What aspects of your leadership style are you going to bring to CII?

Transparency, I think —transparency of industry in dealing with society at large. Collaborating with the government, that’s my style. Even if we have any disagreements, we’ll try to resolve the disagreements with logic and the conviction that what you are proposing is good for the nation at large. I would equally want the government to be brave and try to overcome critical obstacles.

Do you see any areas of conflict (with the government) that could come up in your tenure?
I think we want deregulation of financial services and retail, and then, there are specific industry issues like 3G (the issue of licences to companies wishing to operate third-generation telecom networks). Those issues will evolve.

Have you identified any issue you will focus on within your tenure?
Education. That’ll be my big drive.
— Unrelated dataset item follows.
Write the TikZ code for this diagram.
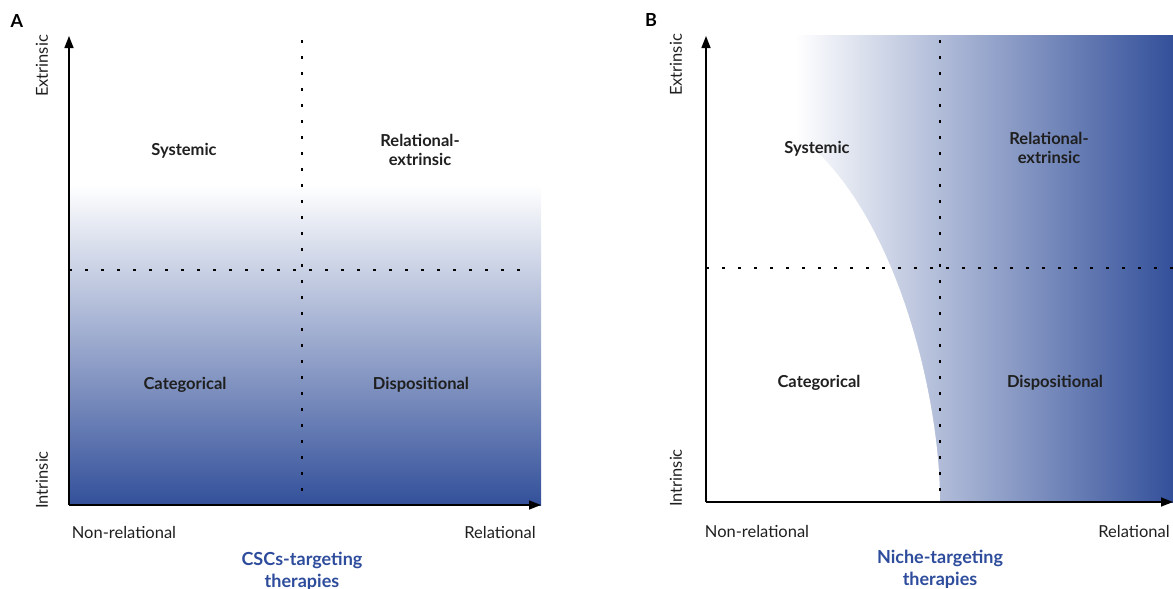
\documentclass[tikz,border=0pt]{standalone}
\usepackage{fontspec}
\setmainfont{Lato}
\usetikzlibrary{arrows.meta}
\definecolor{cscblue}{RGB}{51,80,154}
\definecolor{titleblue}{RGB}{46,76,156}
\tikzset{axis/.style={black, line width=1.4pt, -{Triangle[length=12pt,width=9pt]}},
         divider/.style={black, line width=1.5pt, dash pattern=on 2.5pt off 13.5pt},
         quad/.style={font=\fontsize{16.5}{18.5}\selectfont\bfseries, align=center, text=black!88},
         axlabel/.style={font=\fontsize{16.5}{18}\selectfont, text=black!88},
         panel/.style={font=\fontsize{18}{20}\selectfont\bfseries},
         therapy/.style={font=\fontsize{18}{22}\selectfont\bfseries, text=titleblue, align=center}}

\begin{document}
\begin{tikzpicture}[x=1pt,y=-1pt]
   \useasboundingbox (0,0) rectangle (1173,589);
   % A: CSCs-targeting
   \begin{scope}
    \coordinate (o) at (69,505);
    \coordinate (y) at (69,36);
    \coordinate (x) at (541,505);
    \coordinate (v1) at (302,40);
    \coordinate (v2) at (302,505);
    \coordinate (h1) at (69,270);
    \coordinate (h2) at (532,270);
    \shade[top color=white, bottom color=cscblue] (69,185) rectangle (541,505);
    \draw[divider] (v1) -- (v2);
    \draw[divider] (h1) -- (h2);
    \draw[axis] (o) -- (y);
    \draw[axis] (o) -- (x);
    \node[panel] (lab) at (17,21) {A};
    \node[axlabel, rotate=90] (ext) at (42,66) {Extrinsic};
    \node[axlabel, rotate=90] (int) at (42,480) {Intrinsic};
    \node[quad] (sys) at (184,151) {Systemic};
    \node[quad] (relext) at (420,150) {Relational-\\extrinsic};
    \node[quad] (cat) at (185,385) {Categorical};
    \node[quad] (disp) at (421,385) {Dispositional};
    \node[axlabel] (nonrel) at (124,532) {Non-relational};
    \node[axlabel] (rel) at (500,532) {Relational};
    \node[therapy, anchor=north] (ther) at (302,549) {CSCs-targeting\\therapies};
   \end{scope}
   % B: Niche-targeting
   \begin{scope}
    \coordinate (o) at (706,502);
    \coordinate (y) at (706,36);
    \coordinate (x) at (1173,502);
    \coordinate (v1) at (940,40);
    \coordinate (v2) at (940,502);
    \coordinate (h1) at (706,268);
    \coordinate (h2) at (1173,268);
    \shade[left color=white, right color=cscblue] (795,35) rectangle (1173,502);
    \fill[white] (o) -- (v2) .. controls (940,400) and (900,230) .. (815,150) -- (706,150) -- cycle;
    \draw[divider] (v1) -- (v2);
    \draw[divider] (h1) -- (h2);
    \draw[axis] (o) -- (y);
    \draw[axis] (o) -- (x);
    \node[panel] (lab) at (651,20) {B};
    \node[axlabel, rotate=90] (ext) at (676,65) {Extrinsic};
    \node[axlabel, rotate=90] (int) at (676,478) {Intrinsic};
    \node[quad] (sys) at (817,149) {Systemic};
    \node[quad] (relext) at (1049,148) {Relational-\\extrinsic};
    \node[quad] (cat) at (819,383) {Categorical};
    \node[quad] (disp) at (1055,383) {Dispositional};
    \node[axlabel] (nonrel) at (757,531) {Non-relational};
    \node[axlabel] (rel) at (1134,531) {Relational};
    \node[therapy, anchor=north] (ther) at (940,547) {Niche-targeting\\therapies};
   \end{scope}
\end{tikzpicture}
\end{document}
Education is very regulated today and there are issues like private participation in the education area, foreign universities, corporate universities, development of faculty and teachers, higher compensation for teachers.
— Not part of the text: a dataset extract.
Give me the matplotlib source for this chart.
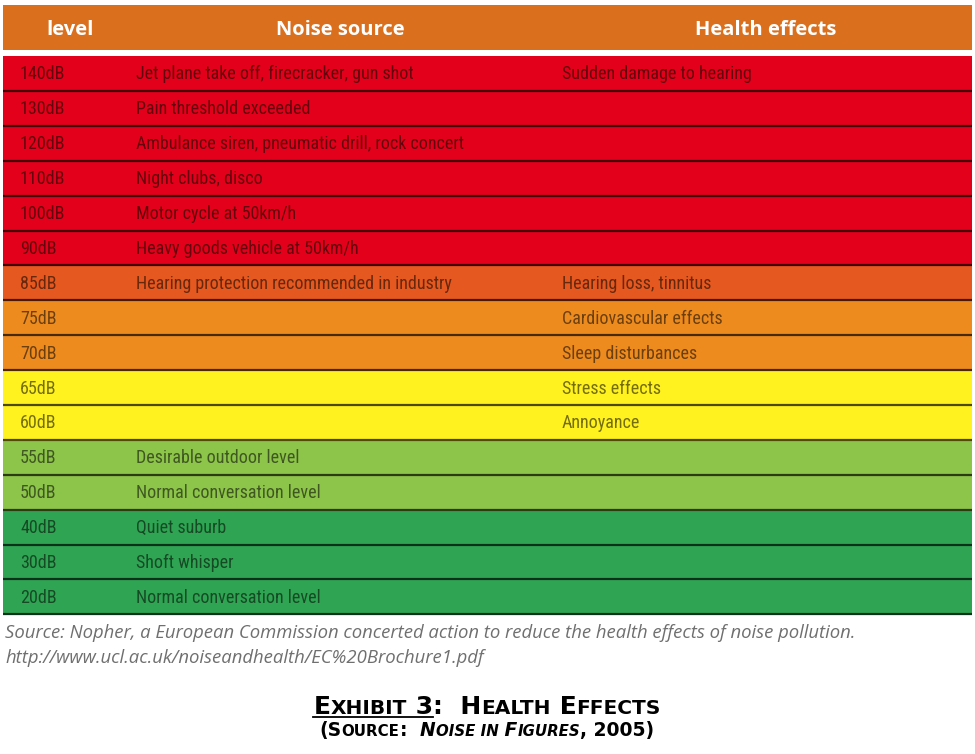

To what extent do you think the government is aware of these issues?

They are aware, very much aware. But there are voices which say that private-sector participation in this sector would drive up the cost of education. We have to work with the government and address these concerns.

What sort of time frame do you have in mind for resolving this issue? And do you have any specific plans?
I’ve got 12 months or 11 months, depending on the next annual session of CII. We would have a major education summit in the next three to four months and before that put out a position paper on what exactly we want.I don’t think that we can solve this problem within this year, but I’ll be glad if I canlay a foundation. CII has traditionally been perceived as a club of manufacturers, in a manner of speaking. But the service industry has played a big role in expanding the economy in recent times.
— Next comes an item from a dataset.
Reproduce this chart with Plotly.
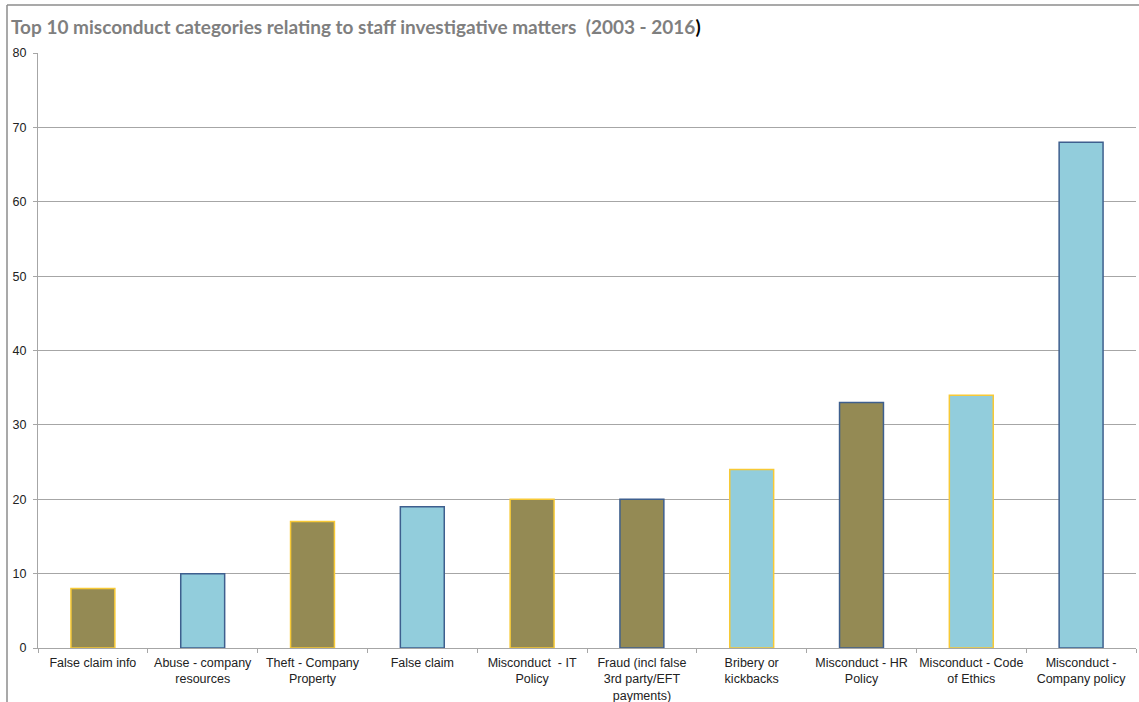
import plotly.graph_objects as go

# Categories and counts of staff investigative matters, 2003 - 2016
categories = [
    "False claim info",
    "Abuse - company<br>resources",
    "Theft - Company<br>Property",
    "False claim",
    "Misconduct  - IT<br>Policy",
    "Fraud (incl false<br>3rd party/EFT<br>payments)",
    "Bribery or<br>kickbacks",
    "Misconduct - HR<br>Policy",
    "Misconduct - Code<br>of Ethics",
    "Misconduct -<br>Company policy",
]
counts = [8, 10, 17, 19, 20, 20, 24, 33, 34, 68]
y_ticks = [0, 10, 20, 30, 40, 50, 60, 70, 80]

# Bar styling
OLIVE = "#948A54"
AQUA = "#92CDDC"
GOLD = "#F7C936"
NAVY = "#3E5F8E"
fill_colors = [OLIVE, AQUA, OLIVE, AQUA, OLIVE, OLIVE, AQUA, OLIVE, AQUA, AQUA]
edge_colors = [GOLD, NAVY, GOLD, NAVY, GOLD, NAVY, GOLD, NAVY, GOLD, NAVY]

W, H = 1139, 702
L, R, T, B = 38, 3, 53, 54
plot_w = W - L - R
plot_h = H - T - B


def px_to_paper_x(px):
    return (px - L) / plot_w


def px_to_paper_y(py):
    return (H - B - py) / plot_h


fig = go.Figure(
    go.Bar(
        x=categories,
        y=counts,
        width=0.4,
        marker=dict(color=fill_colors, line=dict(color=edge_colors, width=1.5)),
        hoverinfo="x+y",
    )
)

title_text = (
    "<b>Top 10 misconduct categories relating to staff investigative matters"
    "  (2003 - 2016<span style='color:#000000'>)</span></b>"
)

fig.update_layout(
    width=W,
    height=H,
    margin=dict(l=L, r=R, t=T, b=B, autoexpand=False),
    paper_bgcolor="#FFFFFF",
    plot_bgcolor="#FFFFFF",
    showlegend=False,
    bargap=0.6,
    font=dict(family="Liberation Sans, Arial, sans-serif", size=12.5, color="#222222"),
    annotations=[
        dict(
            text=title_text,
            xref="paper",
            yref="paper",
            x=px_to_paper_x(9),
            y=px_to_paper_y(27),
            xanchor="left",
            yanchor="middle",
            showarrow=False,
            font=dict(family="Lato, sans-serif", size=19, color="#7F7F7F"),
        )
    ],
    shapes=[
        # outer frame: top and left edges
        dict(
            type="line", xref="paper", yref="paper",
            x0=px_to_paper_x(7), y0=px_to_paper_y(5),
            x1=px_to_paper_x(W + 5), y1=px_to_paper_y(5),
            line=dict(color="#8C8C8C", width=1.5),
        ),
        dict(
            type="line", xref="paper", yref="paper",
            x0=px_to_paper_x(7), y0=px_to_paper_y(5),
            x1=px_to_paper_x(7), y1=px_to_paper_y(H + 5),
            line=dict(color="#8C8C8C", width=1.5),
        ),
    ],
)

fig.update_xaxes(
    type="category",
    showline=True,
    linecolor="#A6A6A6",
    linewidth=1,
    ticks="outside",
    tickson="boundaries",
    ticklen=4,
    tickcolor="#A6A6A6",
    tickangle=0,
    automargin=False,
    ticklabelstandoff=3,
    showgrid=False,
    tickfont=dict(size=12.5, color="#222222"),
    fixedrange=True,
)

fig.update_yaxes(
    range=[0, 80],
    tickvals=y_ticks,
    showline=True,
    linecolor="#A6A6A6",
    linewidth=1,
    ticks="outside",
    ticklen=4,
    tickcolor="#A6A6A6",
    automargin=False,
    ticklabelstandoff=4,
    showgrid=True,
    gridcolor="#A6A6A6",
    gridwidth=1,
    zeroline=False,
    tickfont=dict(size=12.5, color="#222222"),
    fixedrange=True,
)

fig.write_html("out.html")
How do you plan to increase the service industry’s involvement?
Who are the top two people in CII? They are both service (industry) people (Mittal himself, and vice-president of CII, K.V.Kamath, the managing director of ICICI Bank Ltd). There are (also service) people in development councils.

Do you think that you need to tweak your initiative of ‘Building People, Building India’ to include the service industry?
The service industry is a representative part. People skills and development are very much a part of retail, business process outsourcing, software and therefore, very very clearly, it (our initiative) is going to be service-oriented. Equally, skill sets of rust collar workers —carpenters, plumbers, drivers, chefs—all (are important). That’s why I say, traditionally the blue- and white-collar workers were the base of the industry and rust collar the future.

How do you propose to work on the agenda (of building people)? Right now, it is on paper.
Banking. We need people to be able to pick up money and get skills in a particular trade. If someone doesn’t have the money, but good aptitude, banks must be able to back him and an authority (regulatory or supervisory body) to monitor and push skill-development. What we need is a catalyst. We need some key messages and people will start coming. For example, with a higher level of skill, you can earn five times the salary you are earning. (The) Authority looks after putting in place a framework, certification, the adoption of ITI (industrial training institutes) by industry, some by CII, some by Ficci (a rival industry lobby), creation of 50,000 ITIs by private-public partnership, etc. There’s a planning commission task force on skill development which will come out with a report, and CII and its members will pick up (points) from that report.

Is there any sort of measurable target you have set by the end of the year for the skill-development initiative?
The reports should have the targets. The target actually is that 280 million people are coming (into the working or ready-to-work population) in 10 years. A large number of them may create problems if they are not taken care of.

Is there going to be some monetary commitment from CII members towards the skill-development initiative?
CII is well funded and it will be taken care of.

Industry and services have been growing fast, but agriculture has been lagging. According to you, what are the three most critical points that should be there in the country’s agriculture policy?

In my point of view, linkage between farmers, markets and the customer. (You need) cold chains, storage, warehouses, transportation, packaging… you can’t have all these till you have organized retail come into play. You can’t just wish for great growth. You need to carry it, transport it to the customer. That’s the most critical thing. With technology, farmers are in a position to growmore; they can do a good job. Then (we need) corporate farming. We hope to start adebate at the policy level on this issue.

2 comments:

Stuti Saxena said...

Good post!

Helped in my case study preparation!

Thank you Sir!

jagdeep said...

dear shri sunil mittal,i am painfully writing this mail to ur gd self. I am a proud owner of AIRTEL having no as 9915640000 alongwit five another nos in my family. I am presently wkg as Administrative officer with Bhaddal Inst's,Ropar in Punjab. In my campus we have more than 5000 students. Airtel Network Signal is almost zero in our campus. We r approaching to AT-Pb officials from last one yr for redressal of our complaint. No releif from Nodal a/w/a Appealett authroties received so far. I know so many persons who have switched to another SP & I am painfully leaving the AT Parivar & porting my no to another service provider but i wl request u as your welwisher to concentrate on ur AT business in PB & take some necessay measures to retain the LEADERSHIP. Hopefully of the opinion that some action wl be initiated. Regards,JK SHARMA.